Le Cambodge, c'est aussi les enfants au ventre gonflé. Les maisons faites de toile de plastique. Les amputés partout. Les champs qu'on ne peut pas cultiver parce qu'ils sont remplis de mines. Les gens qui vivent dans les rues.

Les Khmers Rouges et leur génocide ont laissé des traces indélébiles. En 1960, le Cambodge était l’un des pays les plus développés de l'Asie du Sud-Est. Moi j'y ai vu aujourd'hui une pauvreté aussi triste qu'en Inde. Et les Cambodgiens vivent enfermés dans un espace restreint, ne pouvant même pas cultiver leurs champs minés. Le plus horrible, c’est que ce pays s’est entre-tué lui-même. Il s’est décimé lui-même. Ce sont des Khmers qui ont décidé de tuer d’autres Khmers, au nom d’une idéologie et d’un endoctrinement politique. C’est horrible.

C'est l'image du Cambodge déchiré, bafoué, qui reste toujours en arrière-scène. Même si on se dit, comme au Viêt-nam, qu'il faut oublier la guerre et parler de la vie. Ici, il faut se souvenir pour apprendre de ses erreurs, il faut se souvenir pour ne plus recommencer. Mais en même temps, il faut regarder vers la vie, regarder vers l’avant, regarder vers l’avenir. Au Cambodge, il est souvent difficile de faire fi du passé et de se tourner, non vers le futur, mais seulement vers le présent. Le passé se dessine partout dans nos yeux. Mais les Cambodgiens ne parlent plus des Khmers Rouges, ils ne parlent plus du génocide. Ils vivent. Ils reconstruisent leur vie, ils reconstruisent leur pays.

La capitale, Phnom Penh, se présente à nous comme une ville renaissante, bien grouillante. Les marchés sont l'endroit idéal pour se déboucher le nez. Un bon mélange de boue et d'ordures couvre totalement le sol. On s'y trempe les pieds, la joie au cœur, ça permet d'oublier les quartiers de viandes, noirs de mouches, qui pendent au soleil.
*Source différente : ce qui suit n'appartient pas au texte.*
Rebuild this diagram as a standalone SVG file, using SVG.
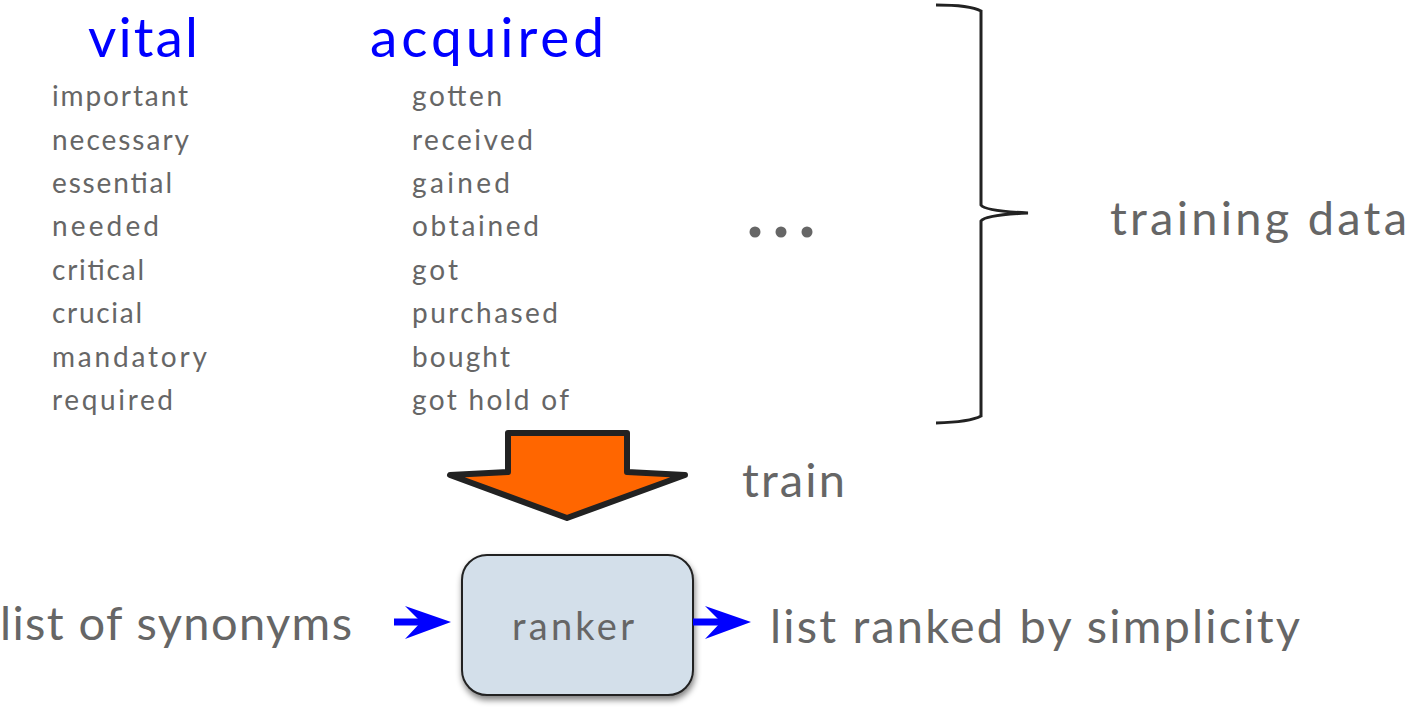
<svg xmlns="http://www.w3.org/2000/svg" width="1409" height="707" viewBox="0 0 1409 707">
<defs>
<style>
.t{font-family:Lato,"Open Sans",sans-serif;fill:#666}
.s{font-size:28px}
.h{font-family:Lato,"Open Sans",sans-serif;fill:#0000ff;font-size:55px}
.b{font-size:47px}
</style>
<filter id="sh" x="-10%" y="-10%" width="130%" height="130%"><feGaussianBlur in="SourceAlpha" stdDeviation="3"/><feOffset dx="1" dy="4"/><feComponentTransfer><feFuncA type="linear" slope="0.5"/></feComponentTransfer><feMerge><feMergeNode/><feMergeNode in="SourceGraphic"/></feMerge></filter>
<path id="ah" d="M0,0 L-46,-16 L-30,0 L-46,17 Z" fill="#0000ff"/>
</defs>
<rect width="1409" height="707" fill="#fff"/>
<g id="vital">
<text class="h" x="88" y="57" textLength="110" lengthAdjust="spacing">vital</text>
<text class="t s" x="52" y="106" textLength="136" lengthAdjust="spacing">important</text>
<text class="t s" x="52" y="150" textLength="137" lengthAdjust="spacing">necessary</text>
<text class="t s" x="52" y="193" textLength="120" lengthAdjust="spacing">essential</text>
<text class="t s" x="52" y="236" textLength="107" lengthAdjust="spacing">needed</text>
<text class="t s" x="52" y="280" textLength="92" lengthAdjust="spacing">critical</text>
<text class="t s" x="52" y="323" textLength="90" lengthAdjust="spacing">crucial</text>
<text class="t s" x="52" y="367" textLength="155" lengthAdjust="spacing">mandatory</text>
<text class="t s" x="52" y="410" textLength="121" lengthAdjust="spacing">required</text>
</g>
<g id="acquired">
<text class="h" x="370" y="57" textLength="234" lengthAdjust="spacing">acquired</text>
<text class="t s" x="412" y="106" textLength="90" lengthAdjust="spacing">gotten</text>
<text class="t s" x="412" y="150" textLength="121" lengthAdjust="spacing">received</text>
<text class="t s" x="412" y="193" textLength="98" lengthAdjust="spacing">gained</text>
<text class="t s" x="412" y="236" textLength="127" lengthAdjust="spacing">obtained</text>
<text class="t s" x="412" y="280" textLength="46" lengthAdjust="spacing">got</text>
<text class="t s" x="412" y="323" textLength="146" lengthAdjust="spacing">purchased</text>
<text class="t s" x="412" y="367" textLength="98" lengthAdjust="spacing">bought</text>
<text class="t s" x="412" y="410" textLength="157" lengthAdjust="spacing">got hold of</text>
</g>
<g id="ellipsis" fill="#666">
<circle cx="755" cy="232" r="5.5"/><circle cx="781" cy="232" r="5.5"/><circle cx="807" cy="232" r="5.5"/>
</g>
<g id="brace">
<path d="M936,5 Q970,5 981,11 L981,205 Q985,211 1028,213 Q985,215 981,221 L981,416 Q970,422 936,423" fill="none" stroke="#222" stroke-width="3"/>
<text class="t b" x="1110" y="235" textLength="297" lengthAdjust="spacing">training data</text>
</g>
<g id="train">
<path d="M508,433 L627,433 L627,472 L685,475 L567,518 L450,475 L508,472 Z" fill="#ff6600" stroke="#222" stroke-width="6" stroke-linejoin="round"/>
<text class="t b" x="742" y="497" textLength="103" lengthAdjust="spacing">train</text>
</g>
<g id="ranker">
<rect x="462" y="555" width="231" height="140" rx="25" fill="#d3dfea" stroke="#222" stroke-width="2" filter="url(#sh)"/>
<text class="t" x="512" y="640" font-size="38" textLength="122" lengthAdjust="spacing">ranker</text>
</g>
<g id="input"><text class="t b" x="0" y="640" textLength="352" lengthAdjust="spacing">list of synonyms</text></g>
<g id="output"><text class="t b" x="770" y="643" textLength="530" lengthAdjust="spacing">list ranked by simplicity</text></g>
<g id="connectors">
<rect x="394" y="618.5" width="32" height="7" fill="#0000ff"/>
<use href="#ah" x="451" y="622"/>
<rect x="693" y="618.5" width="30" height="7" fill="#0000ff"/>
<use href="#ah" x="751" y="622"/>
</g>
</svg>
Des rues de terre et de poussière, toutes dorées, serpentent dans la ville. La vie y fourmille, les gens vivent autant dans les rues que dans leur petite cabane en bois ou en plastique.

Malgré la chaleur, les Cambodgiens portent un très grand et large foulard tourné autour du cou. Ils l’enroulent souvent autour de la tête pour mieux se protéger du soleil. Ils nous saluent, sourires éclatants sous ces foulards énormes et flamboyants. Les enfants quêtent, mais ils font plus que quêter, ils nous sourient, ils veulent jouer avec nous, ils cherchent à nous toucher. Les personnes âgées, cheveux rasés parce qu'elles ont fait une cérémonie bouddhiste pour se purifier, affichent un grand sourire édenté. Des gens, très attachants, très rieurs, très curieux.
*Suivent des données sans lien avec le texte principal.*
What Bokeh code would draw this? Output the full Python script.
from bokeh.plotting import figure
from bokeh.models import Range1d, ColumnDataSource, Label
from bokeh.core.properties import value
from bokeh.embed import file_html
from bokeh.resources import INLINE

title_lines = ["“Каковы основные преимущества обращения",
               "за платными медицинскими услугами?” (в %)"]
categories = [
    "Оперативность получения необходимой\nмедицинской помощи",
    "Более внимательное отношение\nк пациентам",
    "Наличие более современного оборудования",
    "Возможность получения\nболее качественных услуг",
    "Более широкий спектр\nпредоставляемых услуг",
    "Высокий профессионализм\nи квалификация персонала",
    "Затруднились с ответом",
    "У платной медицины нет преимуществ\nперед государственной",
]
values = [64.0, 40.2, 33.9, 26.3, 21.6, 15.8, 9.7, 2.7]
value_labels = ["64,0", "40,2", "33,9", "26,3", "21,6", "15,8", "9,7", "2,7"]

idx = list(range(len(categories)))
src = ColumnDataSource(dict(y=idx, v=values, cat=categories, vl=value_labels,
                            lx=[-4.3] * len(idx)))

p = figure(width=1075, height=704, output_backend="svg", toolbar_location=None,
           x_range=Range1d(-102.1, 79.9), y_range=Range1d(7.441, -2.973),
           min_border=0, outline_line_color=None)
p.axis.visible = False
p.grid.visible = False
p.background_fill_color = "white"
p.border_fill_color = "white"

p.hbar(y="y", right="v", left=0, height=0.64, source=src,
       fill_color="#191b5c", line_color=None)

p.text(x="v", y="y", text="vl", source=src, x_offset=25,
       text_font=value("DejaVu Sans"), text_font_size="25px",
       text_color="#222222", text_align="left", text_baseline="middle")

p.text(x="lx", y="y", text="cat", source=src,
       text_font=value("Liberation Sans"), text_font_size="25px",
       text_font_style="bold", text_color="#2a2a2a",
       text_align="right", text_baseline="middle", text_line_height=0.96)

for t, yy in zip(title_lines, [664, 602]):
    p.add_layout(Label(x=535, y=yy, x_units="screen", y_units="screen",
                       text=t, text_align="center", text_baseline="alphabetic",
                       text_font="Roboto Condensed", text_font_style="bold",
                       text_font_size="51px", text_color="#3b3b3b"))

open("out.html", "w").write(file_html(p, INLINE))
 Les Cambodgiens possèdent une force de vivre, une volonté de continuer, une envie d'aller de l'avant. La misère, ils l'ont assez vécue, ils ne veulent plus en entendre parler. Il suffit de se balader longuement dans les rues de Phnom Penh pour respirer cette vie pétillante enracinée dans le présent.

Si les Cambodgiens démontrent une ténacité impressionnante, les centres touristiques, eux, atteignent un degré d’absurdité tout aussi impressionnant. Il y a de ces endroits qui, comme au Viêt-nam, atteignent le bas-fond du non-sens. « Mesdames et Messieurs bonjour. Nous sommes très honorés de votre visite en notre merveilleux site touristique. Ici, vous avez la chance unique d'utiliser les armes des Khmers Rouges. Eh oui, vous pouvez utiliser le même fusil qu'un Khmer Rouge a utilisé il y a quelques années pour tuer plusieurs Cambodgiens, le tout pour une très modique somme payable évidemment en dollars US. Malheureusement, nous sommes, de ces temps-ci, à court de Cambodgiens voulant servir de cible et, le cas échéant, de victime. Ce manque nous semble incompréhensible étant donné le haut niveau de sans-emploi au Cambodge. Nous espérons donc y remédier sous peu. Pour l'instant, vous pouvez tenter votre chance sur des cibles en carton. Afin de rendre la situation la plus réelle possible, ces cibles représentent des Cambodgiens au travail dans les rizières. Évidemment, nous donnons des récompenses à ceux qui atteignent leur cible! »

J’exagère sûrement mais à peine. Je ne suis pas allée visiter cet endroit touristique, et je n’irai pas. Le principe en soi me dégoûte. Je ne comprends pas cette absurdité morbide qui habite certains êtres humains, elle me lève le cœur.